The Angry Scotsman
The masters of atmospheric metal are back with their latest release.
"The Serpent & the Sphere" feels like a continuation of "Ashes Against the Grain" in that Agalloch continues to drift from their black metal tendencies, (even if they were always tempered with folk and prog) with more focus on black metal aesthetics, atmosphere and song writing. While Haughm's classic raw, gravely rasps remain, there are very few blast beats to be found, and indeed the overall album has a less intense pace and feel to it. The songs are mid paced and far more subdued than their last album, "Marrow of the Spirit". In fact, I'd say "The Serpent & the Sphere" is more subdued than their overall body of work, which has never been a stranger to tremolo picked guitar work, or bludgeoning. Not to say these aspects are absent, (there's even some good ol double bass chain drumming) but there just seems to be "less" of everything, if that makes sense. A more sparse, less heavy feel to the music. Certainly less intensity, and even more acoustic/light guitar. The balance between light, melodic passages and heavy, raw passages seems to have tipped definitively towards the former.

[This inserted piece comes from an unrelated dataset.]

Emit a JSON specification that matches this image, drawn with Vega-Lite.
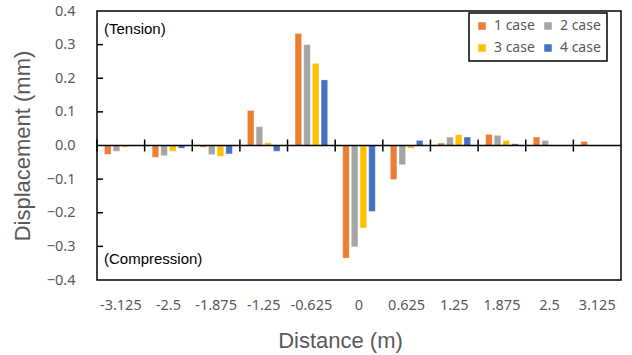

The tone of the music itself is cleaner and lighter than "Marrow of the Spirit", which admittedly took a bit of adjustment..I am used to Agalloch loud, buzzing, fuzzy guitar noise. My natural inclination upon first hearing this is "flat" or "lacking power" but of course it just is different sounding. I personally applaud the band for the lighter style.
This is perhaps not unexpected, as Agalloch was moving progressively in this direction until they released Marrow. So maybe the style is what we should have expected, is it successful?
The songwriting as solid as ever. Textured, layered guitar work with riffs and melodies to die for, (even if they are lesser on this album than previous) and songs that move like a river, drifting but not without direction. There are a few other minor changes, such as more prominent bass, and a smidge "more" to the drumming than is typical. The songs are shorter than usual, and this album has a continuous flow to it, with segue pieces to connect the songs elegantly.
So overall, another solid, (if unspectacular) output from Agalloch, and as we know solid from them is better than most other bands could hope for. I will be sure to give this album many listens over the near future, and like all their other albums I'm sure this album will grow on me more and more.